■ Exercise task
Where a line holds "chart", copy it.

■ Data shown

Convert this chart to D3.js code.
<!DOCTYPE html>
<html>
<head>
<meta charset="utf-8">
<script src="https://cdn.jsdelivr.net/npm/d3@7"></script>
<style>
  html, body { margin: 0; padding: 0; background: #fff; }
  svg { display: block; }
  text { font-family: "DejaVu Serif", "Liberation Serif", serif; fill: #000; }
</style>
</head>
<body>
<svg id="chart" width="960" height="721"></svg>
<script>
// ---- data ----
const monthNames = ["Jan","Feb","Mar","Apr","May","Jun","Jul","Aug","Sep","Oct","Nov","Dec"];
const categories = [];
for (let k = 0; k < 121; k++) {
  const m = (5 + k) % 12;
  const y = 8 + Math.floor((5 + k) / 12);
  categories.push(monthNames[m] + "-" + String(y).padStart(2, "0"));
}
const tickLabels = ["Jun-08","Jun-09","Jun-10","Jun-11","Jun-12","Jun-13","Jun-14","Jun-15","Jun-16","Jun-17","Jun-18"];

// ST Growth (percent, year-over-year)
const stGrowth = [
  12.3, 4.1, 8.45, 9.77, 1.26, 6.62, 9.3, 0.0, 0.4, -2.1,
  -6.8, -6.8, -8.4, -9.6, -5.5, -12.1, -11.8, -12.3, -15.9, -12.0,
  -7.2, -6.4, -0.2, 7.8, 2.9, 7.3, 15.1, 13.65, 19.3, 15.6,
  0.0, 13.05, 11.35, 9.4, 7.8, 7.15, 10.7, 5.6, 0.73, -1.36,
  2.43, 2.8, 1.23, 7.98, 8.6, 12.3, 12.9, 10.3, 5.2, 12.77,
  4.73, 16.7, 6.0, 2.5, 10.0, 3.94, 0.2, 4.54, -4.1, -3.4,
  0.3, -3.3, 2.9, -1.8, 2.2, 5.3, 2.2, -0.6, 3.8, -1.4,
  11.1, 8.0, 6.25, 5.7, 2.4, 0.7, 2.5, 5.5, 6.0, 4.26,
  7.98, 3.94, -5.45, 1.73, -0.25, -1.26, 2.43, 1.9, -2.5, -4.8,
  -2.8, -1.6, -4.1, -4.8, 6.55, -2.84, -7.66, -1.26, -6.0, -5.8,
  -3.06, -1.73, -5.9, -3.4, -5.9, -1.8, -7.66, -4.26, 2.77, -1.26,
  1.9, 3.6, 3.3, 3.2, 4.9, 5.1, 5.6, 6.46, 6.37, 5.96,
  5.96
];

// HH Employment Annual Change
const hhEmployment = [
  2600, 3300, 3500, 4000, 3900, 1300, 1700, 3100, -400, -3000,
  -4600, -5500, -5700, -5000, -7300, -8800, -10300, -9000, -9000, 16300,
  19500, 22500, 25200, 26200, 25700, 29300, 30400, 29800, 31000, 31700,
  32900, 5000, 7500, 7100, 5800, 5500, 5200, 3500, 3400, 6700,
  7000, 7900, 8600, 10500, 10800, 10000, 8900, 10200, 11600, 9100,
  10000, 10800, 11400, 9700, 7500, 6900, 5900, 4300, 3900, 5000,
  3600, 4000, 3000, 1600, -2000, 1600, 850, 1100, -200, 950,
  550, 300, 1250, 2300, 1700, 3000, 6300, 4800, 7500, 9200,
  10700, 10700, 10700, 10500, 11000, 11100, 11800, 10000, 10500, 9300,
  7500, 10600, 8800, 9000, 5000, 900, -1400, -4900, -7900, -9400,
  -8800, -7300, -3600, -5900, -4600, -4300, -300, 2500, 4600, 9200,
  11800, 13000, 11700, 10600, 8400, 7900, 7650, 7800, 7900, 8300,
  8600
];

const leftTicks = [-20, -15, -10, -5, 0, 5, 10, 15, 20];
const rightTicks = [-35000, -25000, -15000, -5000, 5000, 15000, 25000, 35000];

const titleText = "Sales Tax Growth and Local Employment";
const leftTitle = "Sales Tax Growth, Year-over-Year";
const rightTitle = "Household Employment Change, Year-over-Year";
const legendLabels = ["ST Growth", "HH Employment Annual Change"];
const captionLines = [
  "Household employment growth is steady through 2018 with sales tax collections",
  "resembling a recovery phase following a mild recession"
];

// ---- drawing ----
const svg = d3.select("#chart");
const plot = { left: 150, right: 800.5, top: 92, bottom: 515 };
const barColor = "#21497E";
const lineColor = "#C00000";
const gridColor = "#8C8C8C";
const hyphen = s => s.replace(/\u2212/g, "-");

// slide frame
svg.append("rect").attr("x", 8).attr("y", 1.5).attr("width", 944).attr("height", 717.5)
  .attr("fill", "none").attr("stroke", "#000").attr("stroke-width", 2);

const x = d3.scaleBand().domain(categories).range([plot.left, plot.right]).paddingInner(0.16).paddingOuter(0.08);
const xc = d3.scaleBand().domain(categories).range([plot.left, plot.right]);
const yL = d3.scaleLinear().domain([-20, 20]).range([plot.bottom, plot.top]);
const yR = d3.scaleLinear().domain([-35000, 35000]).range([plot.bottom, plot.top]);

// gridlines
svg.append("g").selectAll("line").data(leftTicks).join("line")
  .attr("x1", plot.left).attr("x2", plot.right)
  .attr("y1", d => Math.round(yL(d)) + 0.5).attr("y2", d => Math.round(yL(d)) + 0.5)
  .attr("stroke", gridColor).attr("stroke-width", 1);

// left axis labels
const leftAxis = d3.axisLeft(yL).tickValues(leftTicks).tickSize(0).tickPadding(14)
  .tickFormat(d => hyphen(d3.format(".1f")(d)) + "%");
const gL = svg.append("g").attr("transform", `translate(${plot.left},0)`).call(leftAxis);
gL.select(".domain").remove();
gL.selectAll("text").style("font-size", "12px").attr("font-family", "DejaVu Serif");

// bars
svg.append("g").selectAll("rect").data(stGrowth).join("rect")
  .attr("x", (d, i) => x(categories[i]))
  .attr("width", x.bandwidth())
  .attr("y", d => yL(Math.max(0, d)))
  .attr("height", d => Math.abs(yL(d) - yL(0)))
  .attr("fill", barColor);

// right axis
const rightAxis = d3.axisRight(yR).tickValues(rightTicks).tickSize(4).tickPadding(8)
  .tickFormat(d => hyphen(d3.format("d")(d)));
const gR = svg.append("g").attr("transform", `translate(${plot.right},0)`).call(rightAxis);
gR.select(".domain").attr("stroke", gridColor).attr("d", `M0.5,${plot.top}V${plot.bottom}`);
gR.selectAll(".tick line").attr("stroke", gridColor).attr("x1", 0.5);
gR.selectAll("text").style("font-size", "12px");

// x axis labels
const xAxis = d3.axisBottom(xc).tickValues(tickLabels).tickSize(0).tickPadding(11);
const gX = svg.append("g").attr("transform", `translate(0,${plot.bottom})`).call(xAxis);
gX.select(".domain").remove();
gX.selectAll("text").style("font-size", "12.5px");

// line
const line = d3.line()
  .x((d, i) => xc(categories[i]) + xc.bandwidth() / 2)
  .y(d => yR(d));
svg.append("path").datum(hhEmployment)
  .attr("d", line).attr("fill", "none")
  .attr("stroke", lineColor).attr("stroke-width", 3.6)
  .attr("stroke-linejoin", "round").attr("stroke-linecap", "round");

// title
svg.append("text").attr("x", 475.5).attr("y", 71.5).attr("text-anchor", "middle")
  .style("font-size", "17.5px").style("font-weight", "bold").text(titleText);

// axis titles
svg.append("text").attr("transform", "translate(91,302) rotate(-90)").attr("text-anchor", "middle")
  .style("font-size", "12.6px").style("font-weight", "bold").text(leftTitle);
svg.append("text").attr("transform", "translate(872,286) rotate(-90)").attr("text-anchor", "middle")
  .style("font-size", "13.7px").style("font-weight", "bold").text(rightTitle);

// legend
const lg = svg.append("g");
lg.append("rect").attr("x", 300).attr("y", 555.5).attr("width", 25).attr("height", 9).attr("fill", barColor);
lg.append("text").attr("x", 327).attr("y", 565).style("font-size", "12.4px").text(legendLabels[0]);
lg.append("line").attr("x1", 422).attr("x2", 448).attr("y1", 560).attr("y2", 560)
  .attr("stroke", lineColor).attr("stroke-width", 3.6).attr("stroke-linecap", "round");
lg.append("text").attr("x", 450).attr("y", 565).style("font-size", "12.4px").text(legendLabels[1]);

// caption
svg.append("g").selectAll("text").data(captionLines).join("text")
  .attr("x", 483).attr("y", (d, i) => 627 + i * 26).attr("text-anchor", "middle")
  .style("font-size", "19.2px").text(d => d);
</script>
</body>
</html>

■ Result below
Convert this chart to D3.js code.
<svg id="chart" width="960" height="721"></svg>
const svg = d3.select("#chart");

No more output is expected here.